What brims in Black’s story is a story that’s plenty scary and gruesome on its own, with loads of body horror and family trauma. But LaRocca’s work also looks at some very metafictive questions, such as what does an artist’s work, whether intentional or not, reveal about that artist. There are moments in the book that seem to be real snippets of Black’s life, but the novel and poetry within may be just as revealing. It’s a book that somehow manages to be both a tale about the loss of identity and a character study that tries to paint a very bloody picture of who Black is. If readers like a puzzle and don’t mind (losing) a lot of blood, then they should attempt to know Martyr Black.

Have You Read (Listened to) This? Passersthrough by Peter Rock

 (This story was listened to as an audiobook. Fair warning!)


There can actually be ghost stories without ghosts, or at least stories where the ghosts aren’t the focus. As opposed to rattling chains and hooded figures, ghost stories, especially in the modern era, can almost be psychological horror. Yes, the characters in the story are haunted, and there can even be an actual ghost, but the real haunting takes place in the mind and memories of the protagonists, everything from terrible acts they have done to simply, in their minds, not doing enough when they had the chance. Such is the case for Benjamin, the father in Peter Rock’s story, Passersthrough, and he’s old enough to have gathered a lot of memories and actions to regret.

The story opens with what reads like a transcript. Benjamin and someone interviewing him talking about a device that lets him record his thoughts. He seems annoyed about having to use this device, finding it inconvenient, but the situation becomes more fascinating when it’s revealed that the person who is setting up the equipment that will take down his private thoughts is his estranged daughter Helen. They apparently had a falling out when Helen disappeared for a week while under Benjamin’s watch and decades later they are trying to reconnect, but hanging over their attempt to reconcile the past are memories of Helen and Benjamin’s trips to the woods, as well as Sad Clown Lake, a lake full of bones that is never in the same place twice.

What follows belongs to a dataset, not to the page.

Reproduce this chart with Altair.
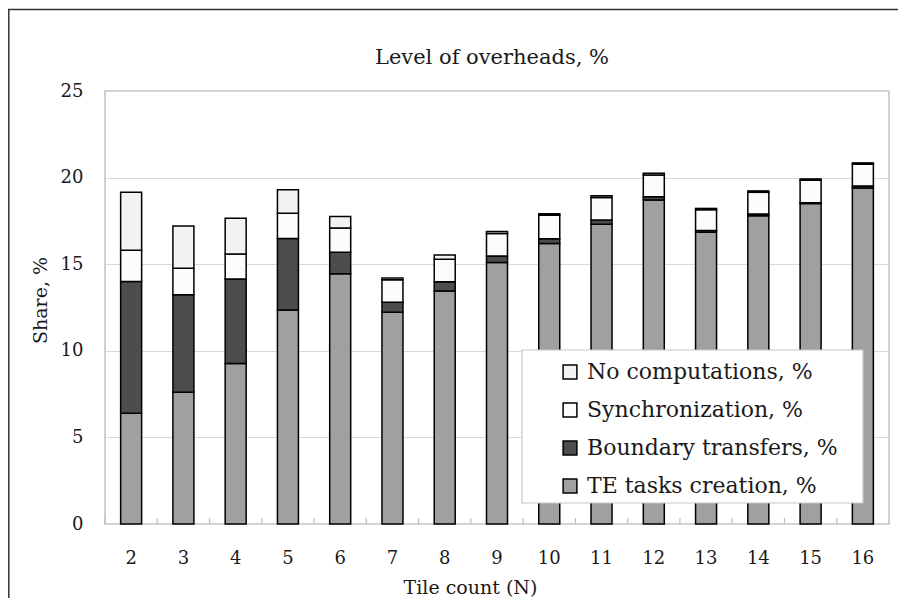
import altair as alt
import pandas as pd

tiles = ["2", "3", "4", "5", "6", "7", "8", "9", "10", "11", "12", "13", "14", "15", "16"]
te_tasks = [6.4, 7.6, 9.26, 12.36, 14.45, 12.23, 13.45, 15.1, 16.2, 17.3, 18.7, 16.85, 17.8, 18.5, 19.4]
boundary = [7.6, 5.63, 4.89, 4.13, 1.24, 0.57, 0.54, 0.37, 0.27, 0.25, 0.2, 0.1, 0.1, 0.05, 0.12]
sync = [1.8, 1.54, 1.44, 1.45, 1.4, 1.3, 1.29, 1.3, 1.35, 1.3, 1.25, 1.2, 1.25, 1.3, 1.25]
no_comp = [3.35, 2.43, 2.06, 1.36, 0.67, 0.1, 0.25, 0.12, 0.1, 0.1, 0.1, 0.07, 0.08, 0.07, 0.08]

chart_title = "Level of overheads, %"
series = ["TE tasks creation, %", "Boundary transfers, %", "Synchronization, %", "No computations, %"]
legend_order = ["No computations, %", "Synchronization, %", "Boundary transfers, %", "TE tasks creation, %"]
colors = {"No computations, %": "#f2f2f2", "Synchronization, %": "#fcfcfc",
          "Boundary transfers, %": "#4d4d4d", "TE tasks creation, %": "#a0a0a0"}

rows = []
for i, t in enumerate(tiles):
    for k, (name, vals) in enumerate(zip(series, [te_tasks, boundary, sync, no_comp])):
        rows.append({"tile": t, "series": name, "value": vals[i], "ord": k})
df = pd.DataFrame(rows)

W, H = 784, 433
FONT = "DejaVu Serif"

x_enc = alt.X("tile:N", sort=tiles,
              scale=alt.Scale(paddingInner=0, paddingOuter=0),
              axis=alt.Axis(title="Tile count (N)", labelAngle=0, labelPadding=25,
                            domain=False, ticks=False, labelFontSize=18,
                            labelFont=FONT, titleFont=FONT,
                            labelColor="#1a1a1a", titleColor="#1a1a1a",
                            titleFontSize=19, titleFontWeight="normal",
                            titleX=365, titleY=69, titleAlign="center",
                            titleBaseline="alphabetic"))

bars = alt.Chart(df).mark_bar(size=21, stroke="#000000", strokeWidth=1.5).encode(
    x=x_enc,
    y=alt.Y("value:Q", stack="zero",
            scale=alt.Scale(domain=[0, 25], nice=False),
            axis=alt.Axis(title="Share, %", values=[0, 5, 10, 15, 20, 25],
                          domain=False, ticks=False, labelFontSize=18, labelPadding=22,
                          labelFont=FONT, titleFont=FONT,
                          labelColor="#1a1a1a", titleColor="#1a1a1a",
                          gridColor="#d9d9d9", gridWidth=1.2,
                          titleFontSize=19, titleFontWeight="normal",
                          titleX=-65, titleY=209, titleAlign="center",
                          titleBaseline="middle")),
    fill=alt.Fill("series:N",
                  scale=alt.Scale(domain=legend_order, range=[colors[s] for s in legend_order]),
                  legend=alt.Legend(title=None, orient="none", legendX=417, legendY=259,
                                    padding=11, symbolOffset=26, symbolType="square",
                                    symbolSize=190, symbolStrokeColor="#000000",
                                    symbolStrokeWidth=1.5, labelFontSize=22,
                                    labelFont=FONT, labelColor="#1a1a1a",
                                    labelOffset=6, rowPadding=16, labelLimit=500)),
    order=alt.Order("ord:Q", sort="ascending"),
)

tick_df = pd.DataFrame({"tile": tiles})
ticks = alt.Chart(tick_df).mark_rule(color="#bfbfbf", strokeWidth=1.2).encode(
    x=alt.X("tile:N", sort=tiles, bandPosition=0),
    y=alt.value(H),
    y2=alt.value(H - 6),
)

frame_df = pd.DataFrame({"k": [0]})
legend_box = alt.Chart(frame_df).mark_rect(
    fill="#ffffff", stroke="#c8c8c8", strokeWidth=1.2
).encode(
    x=alt.value(417), x2=alt.value(758), y=alt.value(259), y2=alt.value(412)
)
left_border = alt.Chart(frame_df).mark_rule(color="#333333", strokeWidth=1.5).encode(
    x=alt.value(-96.2), y=alt.value(-81.5), y2=alt.value(H + 80)
)
top_border = alt.Chart(frame_df).mark_rule(color="#333333", strokeWidth=1.5).encode(
    x=alt.value(-97), x2=alt.value(W + 12), y=alt.value(-81.5)
)

title_df = pd.DataFrame({"t": [chart_title]})
title_text = alt.Chart(title_df).mark_text(
    font=FONT, fontSize=21, color="#1a1a1a", align="center", baseline="alphabetic"
).encode(
    text="t:N", x=alt.value(W / 2 - 5), y=alt.value(-27)
)

chart = alt.layer(bars, ticks, legend_box, left_border, top_border, title_text).properties(
    width=W, height=H,
    background="#ffffff",
    autosize=alt.AutoSizeParams(type="none"),
    padding={"left": 97, "top": 83, "right": 9, "bottom": 74},
).configure_view(
    stroke="#c0c0c0", strokeWidth=1.5
)

chart.save("out.html", embed_options={"renderer": "svg", "actions": False})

The story felt like it could veer off into some very dark territory as more about Ben and Helen’s past is revealed, but simply the promise of bad things happening is enough to keep the reader engaged. Add in a sort of guru figure that helps Benjamin rediscover the world he sought and this story becomes an exploration of life, death, and beyond. There are ghosts and even some possession horror here, but the real treat of this tale is the sentences Rock has constructed and which are beautifully read by Eric Jason Martin, which reveal a darkly beautiful world behind the veil of our reality as well as what’s underneath the veil of this father and daughter relationship. Ultimately, the story isn’t as much a mystery as it is a meditation, a trip through the pathways of poetic language where Sad Clown Lake might reside on the other side and/or in the human mind.